Plain
Plain is a minimalist apartment located in Taipei, Taiwan, designed by An Zhi Zheng of BH DESIGN. The decision to displace the television from its conventional throne represents more than aesthetic preference – it signals a fundamental reimagining of how we inhabit our homes. Where once the hearth anchored family life, and later the television commanded attention from its place of honor, this design proposes a different kind of gathering point. The main wall becomes a canvas for contemplation, its quietude amplified by the absence of moving images that typically fragment our attention into digestible, disposable moments.
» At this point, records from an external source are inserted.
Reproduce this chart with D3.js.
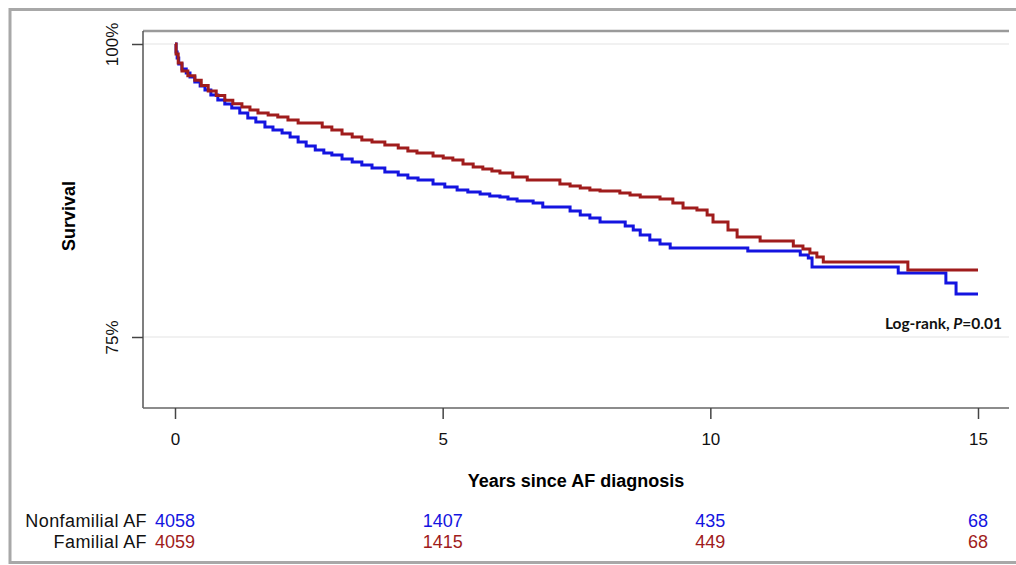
<!DOCTYPE html>
<html>
<head>
<meta charset="utf-8">
<script src="https://cdn.jsdelivr.net/npm/d3@7"></script>
<style>
  body { margin: 0; background: #fff; }
  svg { display: block; font-family: "Liberation Sans", Arial, sans-serif; }
</style>
</head>
<body>
<svg id="km"></svg>
<script>
// Kaplan-Meier survival (years, survival %)
const nonfamilialTime = [0, 0.02, 0.04, 0.07, 0.13, 0.21, 0.28, 0.37, 0.47, 0.56, 0.67, 0.80, 0.93, 1.06, 1.21, 1.36, 1.51, 1.68, 1.83, 2.00, 2.15, 2.30, 2.45, 2.62, 2.78, 2.93, 3.12, 3.31, 3.49, 3.68, 3.92, 4.17, 4.35, 4.54, 4.82, 5.04, 5.27, 5.47, 5.70, 5.88, 6.07, 6.22, 6.39, 6.69, 6.87, 7.38, 7.57, 7.75, 7.94, 8.41, 8.56, 8.69, 8.87, 9.06, 9.25, 10.70, 11.68, 11.83, 11.90, 13.51, 14.40, 14.59, 15.0];
const nonfamilialSurv = [100, 99.32, 98.81, 98.29, 97.87, 97.53, 97.18, 96.76, 96.42, 96.08, 95.65, 95.22, 94.88, 94.54, 94.11, 93.69, 93.35, 92.92, 92.66, 92.41, 92.07, 91.64, 91.30, 90.96, 90.70, 90.53, 90.19, 89.93, 89.68, 89.42, 89.08, 88.82, 88.57, 88.40, 88.06, 87.80, 87.54, 87.37, 87.20, 87.03, 86.95, 86.78, 86.61, 86.43, 86.09, 85.75, 85.41, 85.15, 84.81, 84.47, 84.13, 83.70, 83.28, 82.94, 82.60, 82.34, 82.00, 81.74, 80.97, 80.46, 79.61, 78.67, 78.67];

const familialTime = [0, 0.02, 0.06, 0.13, 0.24, 0.37, 0.49, 0.62, 0.77, 0.93, 1.08, 1.25, 1.40, 1.55, 1.74, 1.92, 2.11, 2.30, 2.75, 2.93, 3.12, 3.31, 3.49, 3.68, 3.92, 4.17, 4.35, 4.52, 4.82, 5.01, 5.19, 5.38, 5.57, 5.75, 5.92, 6.07, 6.31, 6.58, 7.19, 7.38, 7.57, 7.75, 7.94, 8.31, 8.50, 8.69, 9.06, 9.30, 9.49, 9.75, 9.94, 10.05, 10.33, 10.50, 10.93, 11.55, 11.73, 11.86, 11.99, 12.11, 13.69, 15.0];
const familialSurv = [100, 99.15, 98.38, 97.70, 97.30, 96.90, 96.45, 96.00, 95.60, 95.20, 94.90, 94.62, 94.37, 94.11, 93.94, 93.77, 93.52, 93.26, 92.92, 92.66, 92.32, 92.07, 91.81, 91.64, 91.38, 91.13, 90.87, 90.70, 90.44, 90.27, 90.10, 89.76, 89.51, 89.34, 89.16, 88.99, 88.65, 88.40, 88.06, 87.89, 87.71, 87.54, 87.46, 87.29, 87.12, 86.95, 86.78, 86.43, 86.01, 85.84, 85.41, 84.81, 84.13, 83.53, 83.19, 82.77, 82.51, 82.17, 81.83, 81.40, 80.72, 80.72];

const xTicks = [0, 5, 10, 15];
const yTicks = [75, 100];
const groupNames = ["Nonfamilial AF", "Familial AF"];
const atRiskNonfamilial = [4058, 1407, 435, 68];
const atRiskFamilial = [4059, 1415, 449, 68];

const w = 1016;
const h = 565;
const blue = "#1414e0";
const red = "#a01c1c";

const svg = d3.select("#km").attr("width", w).attr("height", h);

// outer frame
svg.append("path")
  .attr("d", "M1016,9.5 H10 V562.5 H1016")
  .attr("fill", "none")
  .attr("stroke", "#a8a8a8")
  .attr("stroke-width", 3);

const plot = { left: 143, right: 1009, top: 31, bottom: 408 };

const xScale = d3.scaleLinear().domain([0, 15]).range([175, 978]);
const yScale = d3.scaleLinear().domain([75, 100]).range([337, 44]);

// light grid lines
svg.append("g")
  .selectAll("line")
  .data(yTicks)
  .enter()
  .append("line")
  .attr("x1", plot.left)
  .attr("x2", plot.right)
  .attr("y1", (d) => yScale(d))
  .attr("y2", (d) => yScale(d))
  .attr("stroke", "#ececec")
  .attr("stroke-width", 1.5);

// plot box (top, left, bottom)
svg.append("line")
  .attr("x1", plot.left).attr("x2", plot.right)
  .attr("y1", plot.top).attr("y2", plot.top)
  .attr("stroke", "#9a9a9a").attr("stroke-width", 2.5);
svg.append("line")
  .attr("x1", plot.left).attr("x2", plot.left)
  .attr("y1", plot.top).attr("y2", plot.bottom)
  .attr("stroke", "#555").attr("stroke-width", 1.5);
svg.append("line")
  .attr("x1", plot.left).attr("x2", plot.right)
  .attr("y1", plot.bottom).attr("y2", plot.bottom)
  .attr("stroke", "#666").attr("stroke-width", 1.5);

// axes
const xAxis = d3.axisBottom(xScale).tickValues(xTicks).tickSize(11).tickPadding(14);
const gx = svg.append("g")
  .attr("transform", "translate(0," + plot.bottom + ")")
  .call(xAxis);
gx.select(".domain").remove();
gx.selectAll(".tick line").attr("stroke", "#444").attr("stroke-width", 1.5);
gx.selectAll(".tick text")
  .style("font-size", "17px")
  .style("font-family", "Liberation Sans, Arial, sans-serif")
  .attr("fill", "#111");

const yAxis = d3.axisLeft(yScale).tickValues(yTicks).tickSize(11).tickFormat((d) => d + "%");
const gy = svg.append("g")
  .attr("transform", "translate(" + plot.left + ",0)")
  .call(yAxis);
gy.select(".domain").remove();
gy.selectAll(".tick line").attr("stroke", "#444").attr("stroke-width", 1.5);
gy.selectAll(".tick text")
  .attr("x", null)
  .attr("dy", null)
  .attr("text-anchor", "middle")
  .attr("transform", "translate(-25,0) rotate(-90)")
  .style("font-size", "17px")
  .style("font-family", "Liberation Sans, Arial, sans-serif")
  .attr("fill", "#111");

// axis titles
svg.append("text")
  .attr("x", 576)
  .attr("y", 487)
  .attr("text-anchor", "middle")
  .style("font-size", "18px")
  .style("font-weight", "bold")
  .text("Years since AF diagnosis");
svg.append("text")
  .attr("transform", "translate(75,216) rotate(-90)")
  .attr("text-anchor", "middle")
  .style("font-size", "18px")
  .style("font-weight", "bold")
  .text("Survival");

// survival curves
const line = d3.line()
  .x((d) => xScale(d[0]))
  .y((d) => yScale(d[1]))
  .curve(d3.curveStepAfter);

const nonfamilial = nonfamilialTime.map((t, i) => [t, nonfamilialSurv[i]]);
const familial = familialTime.map((t, i) => [t, familialSurv[i]]);

svg.append("path")
  .datum(nonfamilial)
  .attr("d", line)
  .attr("fill", "none")
  .attr("stroke", blue)
  .attr("stroke-width", 3);
svg.append("path")
  .datum(familial)
  .attr("d", line)
  .attr("fill", "none")
  .attr("stroke", red)
  .attr("stroke-width", 3);

// log-rank annotation
const lr = svg.append("text")
  .attr("x", 1002)
  .attr("y", 329)
  .attr("text-anchor", "end")
  .style("font-family", "Lato, 'Open Sans', sans-serif")
  .style("font-size", "15.5px")
  .style("font-weight", "bold")
  .attr("fill", "#111");
lr.append("tspan").text("Log-rank, ");
lr.append("tspan").style("font-style", "italic").text("P");
lr.append("tspan").text("=0.01");

// numbers at risk
const rows = [
  { name: groupNames[0], values: atRiskNonfamilial, color: blue, y: 527 },
  { name: groupNames[1], values: atRiskFamilial, color: red, y: 548 },
];
rows.forEach((row) => {
  svg.append("text")
    .attr("x", 147)
    .attr("y", row.y)
    .attr("text-anchor", "end")
    .style("font-size", "18px")
    .style("letter-spacing", "0.4px")
    .attr("fill", "#111")
    .text(row.name);
  svg.append("g")
    .selectAll("text")
    .data(row.values)
    .enter()
    .append("text")
    .attr("x", (d, i) => xScale(xTicks[i]))
    .attr("y", row.y)
    .attr("text-anchor", "middle")
    .style("font-size", "18px")
    .attr("fill", row.color)
    .text((d) => d);
});
</script>
</body>
</html>
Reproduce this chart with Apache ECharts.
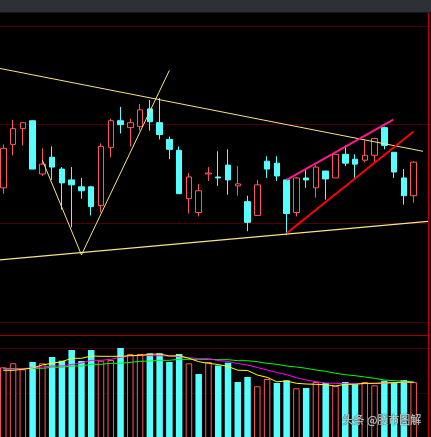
<!DOCTYPE html>
<html>
<head>
<meta charset="utf-8">
<script src="https://cdn.jsdelivr.net/npm/echarts@6/dist/echarts.min.js"></script>
<style>
html,body{margin:0;padding:0;background:#000;overflow:hidden;}
#chart{width:431px;height:437px;}
</style>
</head>
<body>
<div id="chart"></div>
<script>
// ---- data ----
const categories = ['1','2','3','4','5','6','7','8','9','10','11','12','13','14','15','16','17','18','19','20','21','22','23','24','25','26','27','28','29','30','31','32','33','34','35','36','37','38','39','40','41','42','43'];
const openP  = [10.36,10.80,10.96,11.04,10.50,10.67,10.55,10.44,10.37,10.37,10.18,10.77,11.04,10.97,10.98,11.16,11.02,10.85,10.74,10.25,10.11,10.50,10.47,10.59,10.38,10.22,10.08,10.63,10.61,10.44,10.11,10.46,10.36,10.53,10.46,10.70,10.65,10.64,10.69,10.97,10.72,10.46,10.28];
const closeP = [10.76,10.96,11.02,10.55,10.60,10.57,10.41,10.39,10.33,10.17,10.78,11.04,11.00,11.02,11.15,11.03,10.90,10.75,10.30,10.47,10.33,10.51,10.46,10.44,10.40,10.01,10.39,10.55,10.48,10.10,10.46,10.44,10.57,10.45,10.70,10.61,10.60,10.69,10.86,10.79,10.52,10.28,10.62];
const lowP   = [10.30,10.69,10.79,10.55,10.48,10.44,10.14,9.96,10.25,10.08,10.11,10.67,10.91,10.78,10.94,10.94,10.85,10.65,10.30,10.10,10.07,10.43,10.38,10.29,10.28,9.92,10.08,10.46,10.43,9.88,10.07,10.36,10.26,10.24,10.46,10.58,10.46,10.62,10.62,10.75,10.46,10.19,10.21];
const highP  = [10.80,11.05,11.02,11.04,10.76,10.78,10.57,10.57,10.46,10.38,10.81,11.06,11.18,11.06,11.21,11.25,11.27,10.88,10.78,10.51,10.40,10.57,10.73,10.75,10.58,10.28,10.44,10.68,10.68,10.45,10.47,10.54,10.59,10.53,10.70,10.79,10.70,10.84,10.86,10.98,10.72,10.55,10.63];
const volume = [70.7,74.7,68.7,76,74.7,81,77.3,88,77,88,77.3,78,90,84,84,84.7,84.7,76,84,74.7,64,76,72.5,75.3,56,61,51.7,59,55,57.7,49.7,50,56,55,52,56,53.7,56,52.7,57.3,56,58,56];
const volMA5  = [67.7,67.7,68.7,70,73,74.7,76.3,79.7,79.7,82,81.7,81.7,81.7,82.3,82.7,83.7,84,82,82.3,79.7,76.3,74.7,73.5,71.5,67.8,67.5,63,60.7,56.2,57,54.7,54,53.7,53.3,52,53.7,53.7,54.7,54.7,55,55.3,56,55.7];
const volMA10 = [69,69,69.5,70,71,72,72,73.5,75,77.7,77.7,78.7,80.7,82.3,82.5,82.3,82.3,82,81.3,80.3,79.3,79.3,77.5,76.5,74.5,73,70.5,68,65.5,63.3,60.3,58,56.3,55,54.7,54.3,54.3,54.3,54.7,55,55.3,56,55.3];
const volMA20 = [69.5,69.5,69.5,69.7,69.7,70.7,70.7,72,72,73.7,73.7,74.7,74.7,75.7,76.7,77,77.7,77.7,78.7,78.7,78.7,78.7,78.3,78.3,77.3,77.3,76.3,74.7,73.7,72,71,69.7,68,66.7,64.7,63.3,62.3,61,59.7,58,57.3,57,56];
// drawn trend lines: [candle index, price]
const trendUpper    = [[-0.34, 11.57], [42.96, 10.73]];
const trendLower    = [[-0.34, 9.63], [43.47, 10.02]];
const fanLine       = [[4, 10.64], [8, 9.68], [17, 11.55]];
const channelTop    = [[29, 10.44], [39.92, 11.05]];
const channelBottom = [[29, 9.90], [42.0, 10.93]];
const priceTicks = [9, 10, 11, 12];

// ---- build ----
const UP = '#ff5757', DOWN = '#55ffff';
const kData = categories.map((c, i) => [openP[i], closeP[i], lowP[i], highP[i]]);
const volData = volume.map((v, i) => {
  const up = i === 0 || closeP[i] >= closeP[i - 1];
  return {
    value: v,
    itemStyle: up ? {color: '#000', borderColor: UP, borderWidth: 1} : {color: DOWN, borderWidth: 0}
  };
});

const chart = echarts.init(document.getElementById('chart'), null, {renderer: 'canvas'});
const GL = -1.6, GW = 429.9;

function trend(data, color, width) {
  return {
    type: 'line', xAxisIndex: 2, yAxisIndex: 0, data: data, clip: false,
    symbol: 'none', silent: true, z: 5,
    lineStyle: {color: color, width: width}
  };
}
function maLine(data, color) {
  return {
    type: 'line', xAxisIndex: 1, yAxisIndex: 1, data: data, symbol: 'none',
    silent: true, z: 4, lineStyle: {color: color, width: 1}
  };
}

chart.setOption({
  animation: false,
  backgroundColor: '#000',
  grid: [
    {left: GL, width: GW, top: 26, height: 296, outerBoundsMode: 'none', containLabel: false},
    {left: GL, width: GW, top: 348, height: 90, outerBoundsMode: 'none', containLabel: false}
  ],
  xAxis: [
    {type: 'category', gridIndex: 0, data: categories, min: 0, max: 43, show: false},
    {type: 'category', gridIndex: 1, data: categories, min: 0, max: 43, show: false},
    {type: 'value', gridIndex: 0, min: -0.5, max: 43.5, show: false}
  ],
  yAxis: [
    {type: 'value', gridIndex: 0, min: priceTicks[0], max: priceTicks[priceTicks.length - 1], interval: 1,
     position: 'right', axisLine: {show: false}, axisTick: {show: false}, minorTick: {show: false},
     axisLabel: {show: false},
     splitLine: {show: true, lineStyle: {color: '#4e0000', width: 1}}},
    {type: 'value', gridIndex: 1, min: 0, max: 90, interval: 45,
     position: 'right', axisLine: {show: false}, axisTick: {show: false}, minorTick: {show: false},
     axisLabel: {show: false},
     splitLine: {show: true, lineStyle: {color: ['#000000', '#2c0404', '#520000'], width: 1}}}
  ],
  series: [
    {type: 'candlestick', xAxisIndex: 0, yAxisIndex: 0, data: kData, barWidth: 6,
     itemStyle: {color: '#000', color0: DOWN, borderColor: UP, borderColor0: DOWN, borderWidth: 1}},
    {type: 'bar', xAxisIndex: 1, yAxisIndex: 1, data: volData, barWidth: 6.5, z: 2},
    maLine(volMA20, '#00ff00'),
    maLine(volMA10, '#ff00ff'),
    maLine(volMA5, '#ffff00'),
    trend(trendUpper, '#f7e38a', 1),
    trend(trendLower, '#f7e38a', 1.2),
    trend(fanLine, '#f7e38a', 1),
    trend(channelTop, '#ff1a8c', 2),
    trend(channelBottom, '#ff0000', 2)
  ],
  graphic: [
    {type: 'rect', shape: {x: 0, y: 0, width: 431, height: 12.5}, style: {fill: '#2d3035'}, z: 100},
    {type: 'line', shape: {x1: 0, y1: 335.5, x2: 428, y2: 335.5}, style: {stroke: '#a00000', lineWidth: 1}, z: 50},
    {type: 'line', shape: {x1: 428.5, y1: 12.5, x2: 428.5, y2: 437}, style: {stroke: '#cc0000', lineWidth: 1}, z: 60},
    {type: 'text', left: 342, top: 414, z: 100,
     style: {text: '头条 @股市图解', fill: 'rgba(230,230,230,0.85)', font: '11px "Noto Sans CJK SC"',
             stroke: 'rgba(60,60,60,0.6)', lineWidth: 1}}
  ]
});
</script>
</body>
</html>
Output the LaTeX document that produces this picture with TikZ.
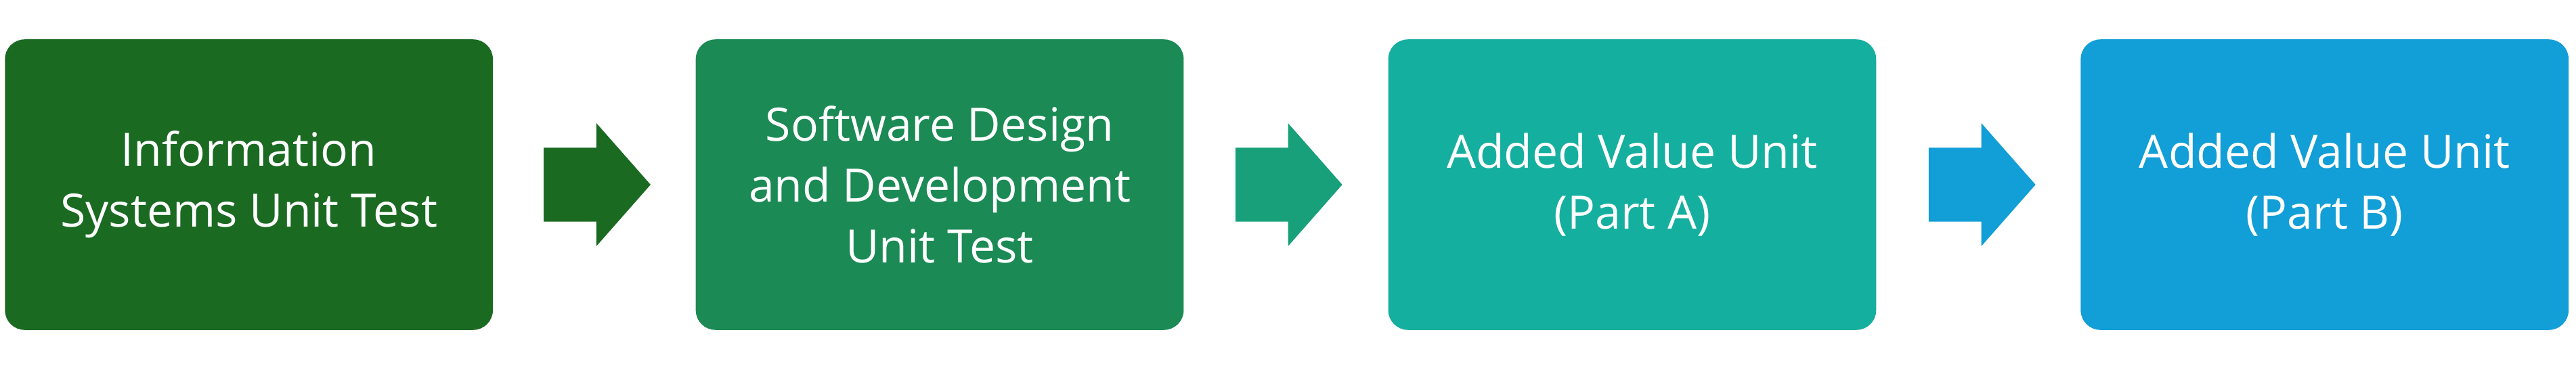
\documentclass[tikz,border=0pt]{standalone}
\usepackage{fontspec}
\setmainfont{Open Sans}
\begin{document}
\begin{tikzpicture}[x=0.5pt,y=-0.5pt,
  box/.style={rounded corners=6pt,draw=none,text=white,align=center,font=\fontsize{14}{18.5}\selectfont,minimum width=148.5pt,minimum height=88.5pt,inner sep=0pt}]
\definecolor{c1}{HTML}{1B6A22}
\definecolor{c2}{HTML}{1B8A55}
\definecolor{c3}{HTML}{15AF9F}
\definecolor{c4}{HTML}{129ED7}
\definecolor{a2}{HTML}{18A07A}
\useasboundingbox (0,0) rectangle (1568,225);
\node[box,fill=c1] (b1) at (151.5,112.5) {Information\\Systems Unit Test};
\node[box,fill=c2] (b2) at (572,112.5) {Software Design\\and Development\\Unit Test};
\node[box,fill=c3] (b3) at (993.5,112.5) {Added Value Unit\\(Part A)};
\node[box,fill=c4] (b4) at (1415,112.5) {Added Value Unit\\(Part B)};
\foreach \x/\c in {331/c1,752/a2,1174/c4}{
  \fill[\c] (\x,90) -- (\x+32,90) -- (\x+32,75) -- (\x+65,112.5) -- (\x+32,150) -- (\x+32,135) -- (\x,135) -- cycle;
}
\end{tikzpicture}
\end{document}
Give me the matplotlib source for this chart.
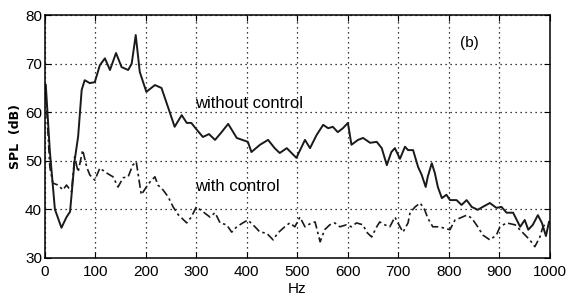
#!/usr/bin/env python3
"""SPL spectrum with and without control, panel (b)."""
import matplotlib
matplotlib.use("Agg")
import matplotlib.pyplot as plt

plt.rcParams.update({
    "font.family": ["Liberation Sans Narrow", "Liberation Sans", "DejaVu Sans"],
    "font.size": 11,
})

# without control (solid)
freq_off = [2, 10, 20, 33, 43, 50, 59, 66, 73, 79, 89, 99, 109, 119, 129, 141,
            152, 165, 172, 180, 188, 201, 218, 231, 248, 257, 271, 281, 290,
            300, 313, 325, 337, 350, 363, 380, 402, 409, 426, 442, 455, 465,
            479, 498, 515, 525, 538, 551, 561, 570, 580, 590, 600, 607, 620,
            630, 644, 657, 667, 677, 686, 693, 703, 713, 719, 729, 739, 746,
            754, 758, 766, 772, 778, 786, 795, 802, 815, 825, 835, 845, 857,
            867, 881, 894, 904, 914, 927, 941, 950, 957, 966, 976, 984, 992, 998]
spl_off = [65.6, 52, 40, 36.2, 38.4, 39.5, 50, 55, 64.6, 66.6, 66, 66.2, 69.7,
           71.1, 68.7, 72.2, 69.3, 68.7, 70, 75.9, 68.3, 64.2, 65.6, 65, 59.8,
           57, 59.4, 57.8, 57.8, 56.5, 54.9, 55.5, 54.3, 55.9, 57.6, 54.7, 53.9,
           51.8, 53.3, 54.3, 52.6, 51.6, 52.6, 50.6, 54.3, 52.6, 55.3, 57.4,
           56.7, 57, 55.9, 56.7, 57.8, 53.3, 54.3, 54.7, 53.7, 53.9, 52.6, 49.1,
           51.8, 52.6, 50.4, 52.9, 52.2, 52.2, 48.7, 47.1, 44.6, 46.7, 49.5,
           47.5, 44.6, 42.3, 43, 41.9, 41.9, 40.9, 41.9, 40.5, 39.9, 40.5, 41.3,
           40.3, 40.5, 39.3, 39.3, 36.4, 37.8, 35.8, 36.8, 38.8, 37.2, 34.5, 37.4]

# with control (dash-dot)
freq_on = [2, 10, 16, 26, 36, 43, 53, 59, 66, 75, 83, 89, 99, 109, 122, 135,
           145, 155, 165, 174, 181, 191, 201, 208, 218, 224, 234, 244, 254,
           264, 281, 290, 300, 313, 327, 337, 347, 360, 370, 380, 392, 402,
           416, 426, 439, 452, 461, 475, 485, 495, 505, 515, 528, 535, 545,
           554, 564, 574, 584, 597, 607, 617, 630, 637, 647, 657, 663, 673,
           683, 693, 699, 709, 719, 723, 733, 743, 752, 758, 768, 778, 788,
           802, 812, 822, 835, 845, 857, 867, 881, 894, 901, 914, 931, 947,
           960, 970, 980, 986, 993]
spl_on = [64, 48.7, 45.4, 45, 44, 45, 43.6, 50.8, 47.7, 52.2, 48.7, 47.1, 46,
          48.5, 47.5, 46.7, 44.6, 46.5, 46.7, 49.1, 49.8, 43, 44.6, 45.6, 46.7,
          45, 44, 42.6, 40.5, 38.9, 37.2, 38.4, 40.5, 39.5, 38.4, 39.3, 37.2,
          36.8, 35.3, 36.4, 37.2, 37.8, 36.4, 35.3, 35.1, 33.7, 35.1, 36.4, 37.2,
          36.4, 38.4, 36.4, 37.2, 37.4, 33.3, 35.8, 36.8, 37.2, 36.4, 36.8,
          36.4, 37.2, 36.8, 35.3, 34.3, 36.4, 37.4, 36.8, 36.4, 38.4, 37.2,
          35.3, 37.2, 39.3, 40.5, 41.3, 39.9, 38.2, 36.4, 36.4, 36.2, 35.8,
          37.8, 38.2, 38.8, 38.2, 36.4, 34.7, 33.7, 34.7, 36.4, 37.2, 36.8,
          35.1, 33.7, 32.3, 34.3, 36.4, 37.2]

x_ticks = [0, 100, 200, 300, 400, 500, 600, 700, 800, 900, 1000]
y_ticks = [30, 40, 50, 60, 70, 80]

fig = plt.figure(figsize=(5.67, 3.03), dpi=100)
ax = fig.add_axes([0.079, 0.149, 0.891, 0.801])

ax.plot(freq_off, spl_off, color="#1a1a1a", lw=1.4)
ax.plot(freq_on, spl_on, color="#1a1a1a", lw=1.2, ls=(0, (5, 2, 1.5, 2)))

ax.set_xlim(0, 1000)
ax.set_ylim(30, 80)
ax.set_xticks(x_ticks)
ax.set_yticks(y_ticks)
ax.grid(True, color="black", ls=(0, (1, 3)), lw=0.9)
ax.tick_params(direction="in", length=4, top=True, right=True, pad=2)
ax.tick_params(axis="x", pad=5)
for s in ax.spines.values():
    s.set_linewidth(1.1)

ax.text(297, 61.9, "without control", va="center", ha="left", fontsize=12)
ax.text(297, 44.6, "with control", va="center", ha="left", fontsize=12)
ax.text(822, 74.2, "(b)", va="center", ha="left")

ax.set_xlabel("Hz", labelpad=2)
ax.set_ylabel("SPL  (dB)", fontweight="bold", family="DejaVu Sans",
              fontsize=9, labelpad=2)

fig.savefig("out.png")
This approach recalls the Japanese concept of ma – the pregnant pause, the meaningful void that gives shape to what surrounds it. The circular flow of the public areas operates on similar principles, creating what the designers describe as pathways that “do not restrict movement” while fostering the kind of organic interaction that screens tend to interrupt. Unlike the linear, directed gaze demanded by television viewing, this spatial choreography invites wandering, encouraging what architect Christopher Alexander once called “the quality without a name” – that ineffable sense of aliveness that emerges when spaces support rather than dictate human behavior.
The integration of personal artwork into this contemplative framework speaks to a deeper understanding of how memory and meaning accumulate in domestic spaces. Each piece becomes a catalyst for reflection, a visual anchor for the stories that transform houses into homes. This curatorial approach transforms the wall from mere backdrop into active participant in the daily ritual of living, each viewing offering new discoveries within familiar forms.
In an era when our attention has become the most valuable commodity, fought over by countless digital platforms, the simple act of creating space for reflection becomes almost revolutionary. The circular flow that connects living areas mirrors the cyclical nature of family life itself – the daily rhythms of gathering and dispersing, of conversation and solitude that give domestic life its particular texture.